» Figure scripts

** start **

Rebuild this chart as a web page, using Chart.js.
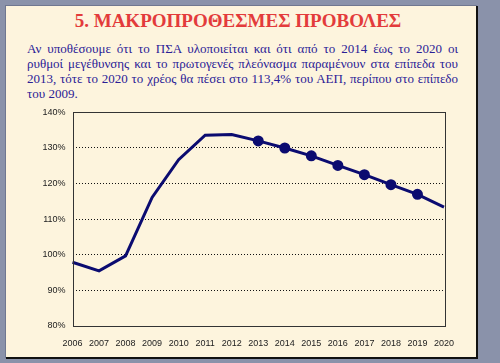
<!DOCTYPE html>
<html>
<head>
<meta charset="utf-8">
<script src="https://cdn.jsdelivr.net/npm/chart.js@4"></script>
<style>
  html, body { margin: 0; padding: 0; }
  body { width: 500px; height: 363px; background: #8a92aa; position: relative; overflow: hidden; }
  #slide {
    position: absolute; left: 6px; top: 6px; width: 470px; height: 351px;
    background: #fdf4dd; border-right: 2px solid #111; border-bottom: 2px solid #111;
    box-shadow: -1px -1px 0 #6f7790;
  }
  #title {
    position: absolute; left: 0; top: 10px; width: 476px; text-align: center;
    font: bold 19px "Liberation Serif", "Times New Roman", serif; color: #e33b3b;
  }
  #txt {
    position: absolute; left: 27px; top: 41px; width: 431px;
    font: 13px/15px "Liberation Serif", "Times New Roman", serif; color: #2a2096;
    text-align: justify; margin: 0;
  }
  #box { position: absolute; left: 0; top: 100px; width: 480px; height: 258px; }
</style>
</head>
<body>
<div id="slide"></div>
<div id="title">5. ΜΑΚΡΟΠΡΟΘΕΣΜΕΣ ΠΡΟΒΟΛΕΣ</div>
<p id="txt">Αν υποθέσουμε ότι το ΠΣΑ υλοποιείται και ότι από το 2014 έως το 2020 οι ρυθμοί μεγέθυνσης και το πρωτογενές πλεόνασμα παραμένουν στα επίπεδα του 2013, τότε το 2020 το χρέος θα πέσει στο 113,4% του ΑΕΠ, περίπου στο επίπεδο του 2009.</p>
<div id="box"><canvas id="debtChart"></canvas></div>
<script>
/* --------------- Data --------------------- */
const years = ["2006", "2007", "2008", "2009", "2010", "2011", "2012", "2013",
  "2014", "2015", "2016", "2017", "2018", "2019", "2020"];
const debt = [97.9, 95.5, 99.7, 116.1, 126.7, 133.6, 133.8, 132.0,
  130.0, 127.8, 125.1, 122.5, 119.7, 117.0, 113.4];
// projection years get a round marker
const markerSize = [0, 0, 0, 0, 0, 0, 0, 4, 4, 4, 4, 4, 4, 4, 0];

const navy = "#0b0b70";

/* --------------- Plot frame --------------------- */
const frame = {
  id: "frame",
  afterDraw(chart) {
    const a = chart.chartArea, ctx = chart.ctx;
    ctx.save();
    ctx.strokeStyle = "#333";
    ctx.lineWidth = 1;
    ctx.strokeRect(Math.round(a.left) + 0.5, Math.round(a.top) + 0.5,
      Math.round(a.right - a.left), Math.round(a.bottom - a.top));
    ctx.restore();
  },
};

/* --------------- Chart --------------------- */
new Chart(document.getElementById("debtChart"), {
  type: "line",
  plugins: [frame],
  data: {
    labels: years,
    datasets: [{
      data: debt,
      borderColor: navy,
      backgroundColor: navy,
      borderWidth: 3,
      pointRadius: markerSize,
      pointHoverRadius: markerSize,
      tension: 0,
      clip: false,
    }],
  },
  options: {
    responsive: true,
    maintainAspectRatio: false,
    animation: false,
    layout: { padding: { top: 12, right: 36, left: 0, bottom: 0 } },
    plugins: { legend: { display: false }, tooltip: false },
    scales: {
      x: {
        offset: false,
        grid: { display: false, drawTicks: false },
        border: { display: false },
        ticks: { color: "#222", font: { family: "Liberation Sans", size: 9 }, padding: 12, maxRotation: 0, autoSkip: false },
        afterFit: (s) => { s.height = 32; },
      },
      y: {
        min: 80,
        max: 140,
        grid: {
          drawTicks: false,
          color: (c) => (c.tick.value === 80 || c.tick.value === 140 ? "rgba(0,0,0,0)" : "#111"),
          lineWidth: 1,
        },
        border: { display: false, dash: [1, 2] },
        ticks: {
          stepSize: 10,
          color: "#222",
          font: { family: "Liberation Sans", size: 9 },
          padding: 7,
          callback: (v) => v + "%",
        },
        afterFit: (s) => { s.width = 72.5; },
      },
    },
  },
});
</script>
</body>
</html>
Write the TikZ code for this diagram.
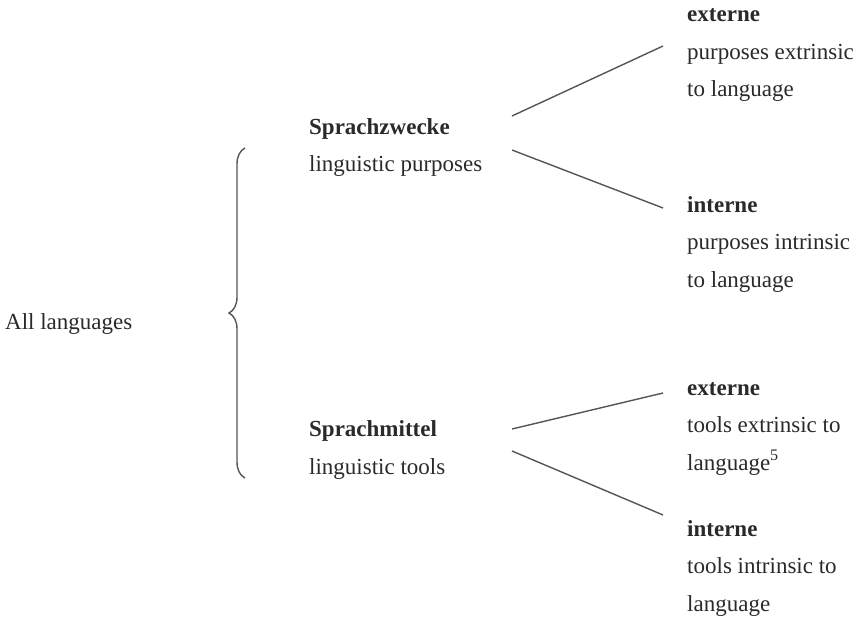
\documentclass[tikz,border=0pt]{standalone}
\usepackage{fontspec}
\setmainfont{Liberation Serif}
\usepackage{xcolor}
\usepackage{tikz}
\usetikzlibrary{calc, decorations.pathreplacing}

\definecolor{txt}{HTML}{2A2A2A}
\definecolor{ln}{HTML}{555555}

\begin{document}
\begin{tikzpicture}[
    x=1pt, y=-1pt,
    every node/.style={font=\fontsize{23}{37.5}\selectfont, text=txt,
      inner sep=0pt, align=left, anchor=base west},
    link/.style={draw=ln, line width=1.4pt}
  ]
  \useasboundingbox (0,0) rectangle (858,620);

  \node (all) at (5,329) {All languages};

  % brace
  \coordinate (braceLow) at (245,478);
  \coordinate (braceTop) at (245,148);
  \draw[ln, line width=1.4pt, decorate,
    decoration={brace, amplitude=16pt}] (braceLow) -- (braceTop);

  \node (zwecke) at (309,172) {\textbf{Sprachzwecke}\\linguistic purposes};
  \node (mittel) at (309,474) {\textbf{Sprachmittel}\\linguistic tools};

  \node (zweckeExt) at (687,97) {\textbf{externe}\\purposes extrinsic\\to language};
  \node (zweckeInt) at (687,287) {\textbf{interne}\\purposes intrinsic\\to language};
  \node (mittelExt) at (687,470) {\textbf{externe}\\tools extrinsic to\\language\textsuperscript{5}};
  \node (mittelInt) at (687,611) {\textbf{interne}\\tools intrinsic to\\language};

  \draw[link] ($(zwecke.base west)+(203,-56)$) -- ($(zweckeExt.base west)+(-24,-51)$);
  \draw[link] ($(zwecke.base west)+(203,-22)$) -- ($(zweckeInt.base west)+(-24,-79)$);
  \draw[link] ($(mittel.base west)+(203,-45)$) -- ($(mittelExt.base west)+(-24,-77)$);
  \draw[link] ($(mittel.base west)+(203,-23)$) -- ($(mittelInt.base west)+(-24,-96)$);
\end{tikzpicture}
\end{document}
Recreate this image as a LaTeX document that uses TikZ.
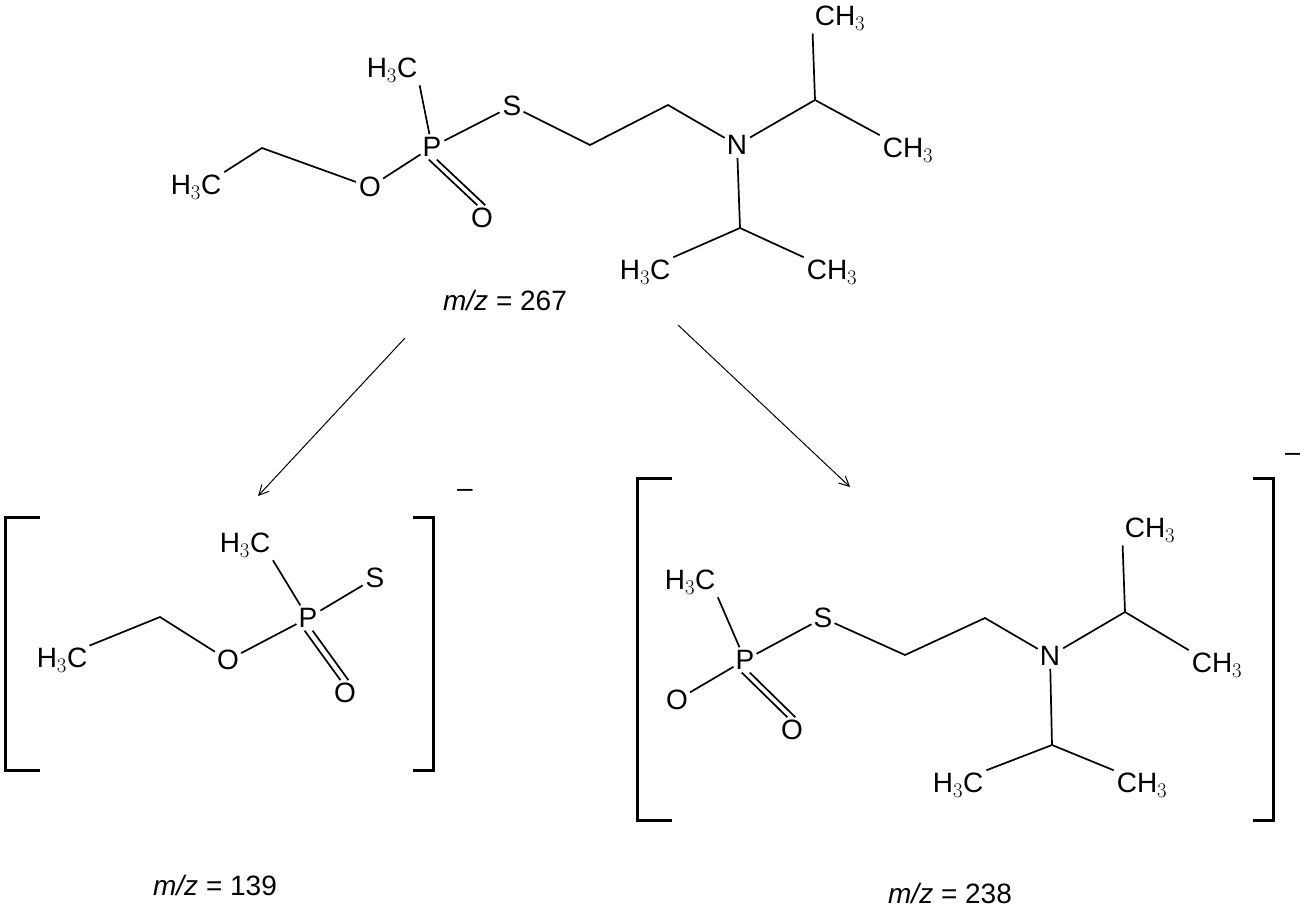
\documentclass[tikz,border=0pt]{standalone}
\usepackage{fontspec}
\setmainfont{Liberation Sans}
\usetikzlibrary{arrows.meta}
\begin{document}
\begin{tikzpicture}[x=1pt,y=-1pt,
 atm/.style={font=\fontsize{28}{30}\selectfont,inner sep=2pt},
 bd/.style={line width=1.7pt,shorten <=1pt,shorten >=1pt},
 ar/.style={line width=1pt,-{Straight Barb[length=10pt,width=10pt]}},
 br/.style={line width=3pt},
 lb/.style={font=\fontsize{28}{30}\selectfont}]
\useasboundingbox (0,0) rectangle (1300,911);
% top molecule
\node[atm] (a1) at (196,187) {H$_3$C};
\coordinate (a2) at (262,148);
\node[atm] (a3) at (370,187) {O};
\node[atm] (a4) at (432,147) {P};
\node[atm] (a5) at (392,70) {H$_3$C};
\node[atm] (a6) at (512,106) {S};
\node[atm] (a7) at (482,218) {O};
\coordinate (a8) at (590,145);
\coordinate (a9) at (668,105);
\node[atm] (a10) at (737,145) {N};
\coordinate (a11) at (815,100);
\node[atm] (a12) at (840,18) {CH$_3$};
\node[atm] (a13) at (908,150) {CH$_3$};
\coordinate (a14) at (740,228);
\node[atm] (a15) at (645,272) {H$_3$C};
\node[atm] (a16) at (832,272) {CH$_3$};
\draw[bd] (a1.north east) -- (a2) -- (a3);
\draw[bd] (a3) -- (a4) -- (a6);
\draw[bd] (a4) -- (a5.south east);
\draw[bd] ([xshift=-4pt]a4.south) -- ([xshift=-4pt]a7.north);
\draw[bd] ([xshift=4pt]a4.south) -- ([xshift=4pt]a7.north);
\draw[bd] (a6) -- (a8) -- (a9) -- (a10) -- (a11) -- (a12.south west);
\draw[bd] (a11) -- (a13.north west);
\draw[bd] (a10) -- (a14) -- (a15.north east);
\draw[bd] (a14) -- (a16.north west);
\node[lb] (mz1) at (505,300) {\textit{m/z} = 267};
\coordinate (s1) at (405,338); \coordinate (e1) at (258,496);
\coordinate (s2) at (678,325); \coordinate (e2) at (850,487);
\draw[ar] (s1) -- (e1);
\draw[ar] (s2) -- (e2);
% bottom left
\draw[br] (40,517) -- (5,517) -- (5,770) -- (40,770);
\draw[br] (413,517) -- (433,517) -- (433,770) -- (413,770);
\node[lb] (m1) at (465,493) {--};
\node[atm] (b1) at (62,660) {H$_3$C};
\coordinate (b2) at (160,617);
\node[atm] (b3) at (228,660) {O};
\node[atm] (b4) at (308,618) {P};
\node[atm] (b5) at (245,545) {H$_3$C};
\node[atm] (b6) at (375,578) {S};
\node[atm] (b7) at (345,693) {O};
\draw[bd] (b1.north east) -- (b2) -- (b3) -- (b4) -- (b6);
\draw[bd] (b4) -- (b5.south east);
\draw[bd] ([xshift=-4pt]b4.south) -- ([xshift=-4pt]b7.north);
\draw[bd] ([xshift=4pt]b4.south) -- ([xshift=4pt]b7.north);
\node[lb] (mz2) at (215,885) {\textit{m/z} = 139};
% bottom right
\draw[br] (672,478) -- (637,478) -- (637,820) -- (672,820);
\draw[br] (1253,478) -- (1273,478) -- (1273,820) -- (1253,820);
\node[lb] (m2) at (1293,457) {--};
\node[atm] (c1) at (677,700) {O};
\node[atm] (c2) at (745,660) {P};
\node[atm] (c3) at (690,582) {H$_3$C};
\node[atm] (c4) at (823,618) {S};
\node[atm] (c5) at (792,730) {O};
\coordinate (c6) at (905,655);
\coordinate (c7) at (985,618);
\node[atm] (c8) at (1050,656) {N};
\coordinate (c9) at (1125,612);
\node[atm] (c10) at (1150,530) {CH$_3$};
\node[atm] (c11) at (1217,665) {CH$_3$};
\coordinate (c12) at (1052,745);
\node[atm] (c13) at (958,785) {H$_3$C};
\node[atm] (c14) at (1142,785) {CH$_3$};
\draw[bd] (c1) -- (c2) -- (c4) -- (c6) -- (c7) -- (c8) -- (c9) -- (c10.south west);
\draw[bd] (c2) -- (c3.south east);
\draw[bd] ([xshift=-4pt]c2.south) -- ([xshift=-4pt]c5.north);
\draw[bd] ([xshift=4pt]c2.south) -- ([xshift=4pt]c5.north);
\draw[bd] (c9) -- (c11.north west);
\draw[bd] (c8) -- (c12) -- (c13.north east);
\draw[bd] (c12) -- (c14.north west);
\node[lb] (mz3) at (950,893) {\textit{m/z} = 238};
\end{tikzpicture}
\end{document}
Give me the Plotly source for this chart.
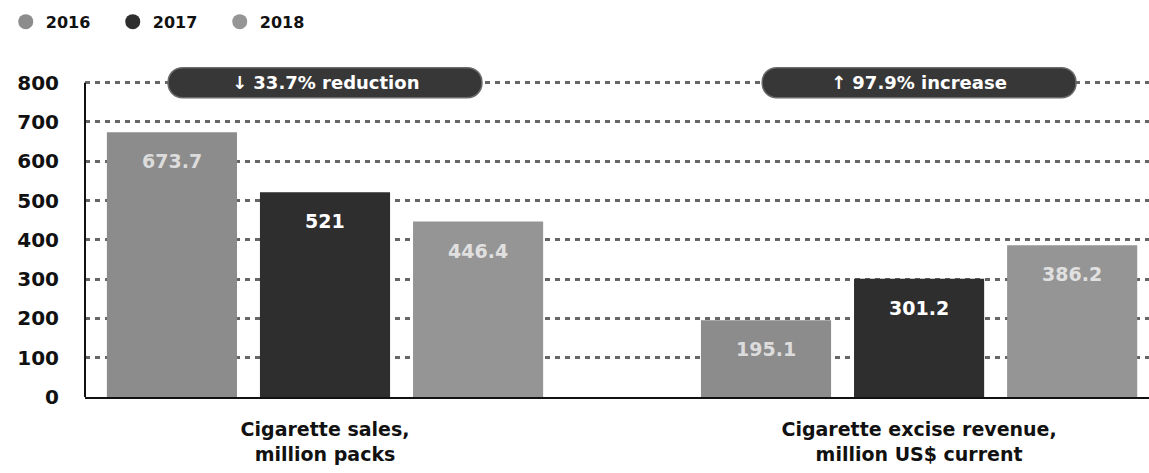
import plotly.graph_objects as go

# Data
categories = ["Cigarette sales,<br>million packs", "Cigarette excise revenue,<br>million US$ current"]
years = ["2016", "2017", "2018"]
values_2016 = [673.7, 195.1]
values_2017 = [521, 301.2]
values_2018 = [446.4, 386.2]
change_labels = ["\u2193 33.7% reduction", "\u2191 97.9% increase"]
y_ticks = [0, 100, 200, 300, 400, 500, 600, 700, 800]

series = [values_2016, values_2017, values_2018]
bar_colors = ["#8c8c8c", "#2e2e2e", "#959595"]
label_colors = ["#dcdcdc", "#ffffff", "#e0e0e0"]
FONT = "DejaVu Sans"

BARGAP = 0.227
GROUPGAP = 0.15
slot = (1 - BARGAP) / len(years)
Y_TOP = y_ticks[-1] + 50  # headroom for the badges

fig = go.Figure()

for yr, vals, col in zip(years, series, bar_colors):
    fig.add_trace(go.Bar(
        x=categories, y=vals, name=yr, marker=dict(color=col, line=dict(width=0)),
        showlegend=False, hoverinfo="skip",
    ))
    # legend entry drawn as a round marker
    fig.add_trace(go.Scatter(
        x=[None], y=[None], mode="markers", name=yr,
        marker=dict(size=15, color=col, symbol="circle"),
    ))

annotations = []
# value labels placed inside the top of each bar
for i, (vals, lc) in enumerate(zip(series, label_colors)):
    offset = (i - 1) * slot
    for c, v in enumerate(vals):
        annotations.append(dict(
            x=c + offset, y=v, xref="x", yref="y", text=f"{v:g}",
            showarrow=False, yanchor="middle", yshift=-29,
            font=dict(family=FONT, size=19, color=lc, weight="bold"),
        ))

shapes = [
    # vertical axis line from 0 to the top tick only
    dict(type="line", xref="paper", yref="y", x0=0, x1=0, y0=0, y1=y_ticks[-1],
         line=dict(color="#111111", width=2), layer="above"),
]
# dark rounded badges with the change between 2016 and 2018
half_w, r = 157, 15
for c, txt in enumerate(change_labels):
    path = (f"M {-half_w + r},{-r} L {half_w - r},{-r} "
            f"C {half_w - r + 1.33 * r},{-r} {half_w - r + 1.33 * r},{r} {half_w - r},{r} "
            f"L {-half_w + r},{r} "
            f"C {-half_w + r - 1.33 * r},{r} {-half_w + r - 1.33 * r},{-r} {-half_w + r},{-r} Z")
    shapes.append(dict(
        type="path", xref="x", yref="y", xsizemode="pixel", ysizemode="pixel",
        xanchor=c, yanchor=y_ticks[-1], path=path,
        fillcolor="#373737", line=dict(color="#6a6a6a", width=1.5), layer="above",
    ))
    annotations.append(dict(
        x=c, y=y_ticks[-1], xref="x", yref="y", text=txt, showarrow=False,
        font=dict(family=FONT, size=18, color="#ffffff", weight="bold"),
    ))

fig.update_layout(
    width=1149, height=473,
    margin=dict(l=85, r=0, t=63, b=76, autoexpand=False),
    paper_bgcolor="#ffffff", plot_bgcolor="#ffffff",
    barmode="group", bargap=BARGAP, bargroupgap=GROUPGAP,
    font=dict(family=FONT, color="#111111"),
    showlegend=True,
    legend=dict(
        orientation="h", xref="container", yref="container", x=0.005, y=0.99,
        xanchor="left", yanchor="top", entrywidth=62, entrywidthmode="pixels",
        font=dict(family=FONT, size=16, color="#111111", weight="bold"),
        bgcolor="rgba(0,0,0,0)",
    ),
    annotations=annotations,
    shapes=shapes,
)

fig.update_xaxes(
    type="category", range=[-0.404, 1.387], showgrid=False,
    showline=True, linecolor="#111111", linewidth=2,
    tickfont=dict(family=FONT, size=19, color="#111111", weight="bold"),
    ticklabelstandoff=14, ticks="", fixedrange=True,
)
fig.update_yaxes(
    range=[0, Y_TOP], tickvals=y_ticks,
    showgrid=True, gridcolor="#666666", gridwidth=2.5, griddash="5px,5px",
    zeroline=False, showline=False,
    tickfont=dict(family=FONT, size=20, color="#111111", weight="bold"),
    ticklabelstandoff=25, ticks="", fixedrange=True,
)

fig.write_html("out.html")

** end **

Pictures are not part of the copy. Write out only the lines from the one containing "Give me the Plotly source for this chart." through the one containing "import plotly.graph_objects as go", exactly as they stand, both included.

» Result of this exercise
Give me the Plotly source for this chart.
import plotly.graph_objects as go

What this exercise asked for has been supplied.